Fishing Reel Line Capacity Calculator
Estimate how much monofilament line fits on a reel when using a different pound test than rated.
Useful for spooling reels with available line weights.
Why Reel Ratings Do Not Always Match Your Line
Reel manufacturers rate line capacity at a specific pound test, printed on the spool or in the manual (for example, “200 yd / 10 lb mono”). If you spool a different pound test than the rated weight, the actual yardage you can fit changes significantly.
The Adjustment Formula
For monofilament line, diameter scales approximately with the square root of the pound test. Line capacity on a reel scales inversely with the line diameter squared, because you are fitting a volume of line onto a fixed spool volume.
Combining these: capacity at new lb test = rated capacity x (rated lb test / new lb test)

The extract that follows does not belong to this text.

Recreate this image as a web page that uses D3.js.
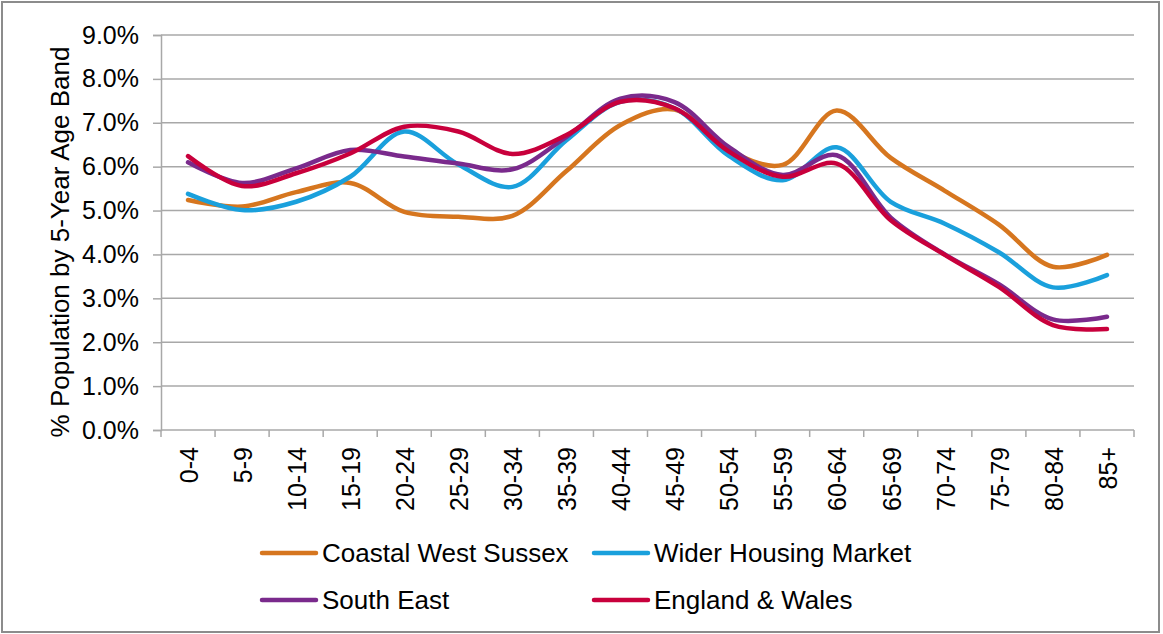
<!DOCTYPE html>
<html>
<head>
<meta charset="utf-8">
<script src="https://cdn.jsdelivr.net/npm/d3@7"></script>
<style>
  body { margin: 0; background: #fff; }
  text { font-family: "Liberation Sans", Arial, sans-serif; fill: #000; }
</style>
</head>
<body>
<script>
const width = 1163;
const height = 634;

// age bands and % population per band
const ageBands = ["0-4","5-9","10-14","15-19","20-24","25-29","30-34","35-39","40-44","45-49","50-54","55-59","60-64","65-69","70-74","75-79","80-84","85+"];
const coastalWestSussex = [5.24,5.09,5.42,5.63,4.97,4.86,4.88,5.9,6.95,7.3,6.38,6.04,7.28,6.2,5.45,4.68,3.72,3.99];
const widerHousingMarket = [5.38,5.01,5.2,5.77,6.8,6.05,5.54,6.6,7.48,7.33,6.25,5.69,6.44,5.2,4.7,4.05,3.25,3.53];
const southEast = [6.1,5.63,5.96,6.38,6.23,6.07,5.94,6.68,7.55,7.47,6.45,5.81,6.26,4.84,4.0,3.32,2.52,2.58];
const englandWales = [6.24,5.56,5.85,6.3,6.91,6.8,6.29,6.72,7.48,7.33,6.35,5.77,6.07,4.78,3.99,3.26,2.39,2.3];
const yTicks = [0,1,2,3,4,5,6,7,8,9];

const seriesNames = ["Coastal West Sussex","Wider Housing Market","South East","England & Wales"];
const seriesColors = ["#d6761f","#1aa0dc","#7a2a8c","#c8003c"];
const seriesValues = [coastalWestSussex, widerHousingMarket, southEast, englandWales];

const plotLeft = 161, plotRight = 1134, plotTop = 35, plotBottom = 430;
const gridColor = "#a8a8a8";

const svg = d3.select('body')
  .append('svg')
  .attr('width', width)
  .attr('height', height);

// outer frame
svg.append('rect')
  .attr('x', 2).attr('y', 2)
  .attr('width', 1157).attr('height', 630)
  .attr('fill', 'none')
  .attr('stroke', '#8c8c8c')
  .attr('stroke-width', 2);

const x = d3.scaleBand().domain(ageBands).range([plotLeft, plotRight]);
const y = d3.scaleLinear().domain([0, 9]).range([plotBottom, plotTop]);

// gridlines
svg.append('g')
  .selectAll('line')
  .data(yTicks.slice(1))
  .enter()
  .append('line')
  .attr('x1', plotLeft).attr('x2', plotRight)
  .attr('y1', d => y(d)).attr('y2', d => y(d))
  .attr('stroke', gridColor)
  .attr('stroke-width', 1.5);

// y axis
const yAxis = svg.append('g')
  .attr('transform', `translate(${plotLeft},0)`)
  .call(d3.axisLeft(y).tickValues(yTicks).tickSize(8).tickPadding(14).tickFormat(d => d.toFixed(1) + '%'));
yAxis.select('.domain').attr('stroke', gridColor).attr('stroke-width', 1.5);
yAxis.selectAll('.tick line').attr('stroke', gridColor).attr('stroke-width', 1.5);
yAxis.selectAll('text').attr('font-size', 25).attr('fill', '#000')
  .attr('font-family', '"Liberation Sans", Arial, sans-serif');

// x axis: ticks at band edges
const xAxisG = svg.append('g');
xAxisG.append('line')
  .attr('x1', plotLeft).attr('x2', plotRight)
  .attr('y1', plotBottom).attr('y2', plotBottom)
  .attr('stroke', gridColor).attr('stroke-width', 1.5);
xAxisG.selectAll('line.tk')
  .data(ageBands.concat(['end']))
  .enter()
  .append('line')
  .attr('class', 'tk')
  .attr('x1', (d, i) => plotLeft + i * x.step())
  .attr('x2', (d, i) => plotLeft + i * x.step())
  .attr('y1', plotBottom).attr('y2', plotBottom + 7)
  .attr('stroke', gridColor).attr('stroke-width', 1.5);
xAxisG.selectAll('text')
  .data(ageBands)
  .enter()
  .append('text')
  .attr('transform', d => `translate(${x(d) + x.bandwidth() / 2 + 1},${plotBottom + 17}) rotate(-90)`)
  .attr('text-anchor', 'end')
  .attr('dy', '0.35em')
  .attr('font-size', 25)
  .text(d => d);

// y axis title
svg.append('text')
  .attr('transform', `translate(60,242) rotate(-90)`)
  .attr('text-anchor', 'middle')
  .attr('dy', '0.35em')
  .attr('font-size', 26)
  .text('% Population by 5-Year Age Band');

// lines
const line = d3.line()
  .x((d, i) => x(ageBands[i]) + x.bandwidth() / 2)
  .y(d => y(d))
  .curve(d3.curveCatmullRom.alpha(0.5));

svg.append('g')
  .selectAll('path')
  .data(seriesValues)
  .enter()
  .append('path')
  .attr('d', d => line(d))
  .attr('fill', 'none')
  .attr('stroke', (d, i) => seriesColors[i])
  .attr('stroke-width', 4.5)
  .attr('stroke-linecap', 'round')
  .attr('stroke-linejoin', 'round');

// legend
const legendPos = [[262, 553], [594, 553], [262, 600], [594, 600]];
const legend = svg.append('g')
  .selectAll('g')
  .data(seriesNames)
  .enter()
  .append('g')
  .attr('transform', (d, i) => `translate(${legendPos[i][0]},${legendPos[i][1]})`);
legend.append('line')
  .attr('x1', 0).attr('x2', 54)
  .attr('y1', 0).attr('y2', 0)
  .attr('stroke', (d, i) => seriesColors[i])
  .attr('stroke-width', 4.5)
  .attr('stroke-linecap', 'round');
legend.append('text')
  .attr('x', 60)
  .attr('dy', '0.35em')
  .attr('font-size', 26)
  .text(d => d);
</script>
</body>
</html>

This is a linear approximation. Heavier line is stiffer and coils less efficiently, so this formula slightly overestimates capacity at very high pound test differences. It is accurate within about 10% for mono lines within two to three test steps of the rated weight.
Braided Line
This formula applies to monofilament and fluorocarbon. Braid has a much smaller diameter per pound test than mono. Most reels list a separate braid capacity. For braid, use the manufacturer braid rating if available. If only mono capacity is listed, braid at the same pound test typically fits 2 to 3 times the yardage of equivalent mono.
Practical Tips
Most anglers put backing (cheap mono) on the spool first, then layer their main line on top. This fills the spool to capacity without wasting expensive line on the bottom layers that never contact the guides. Leave about 1/8 inch of space below the spool lip to reduce wind knots.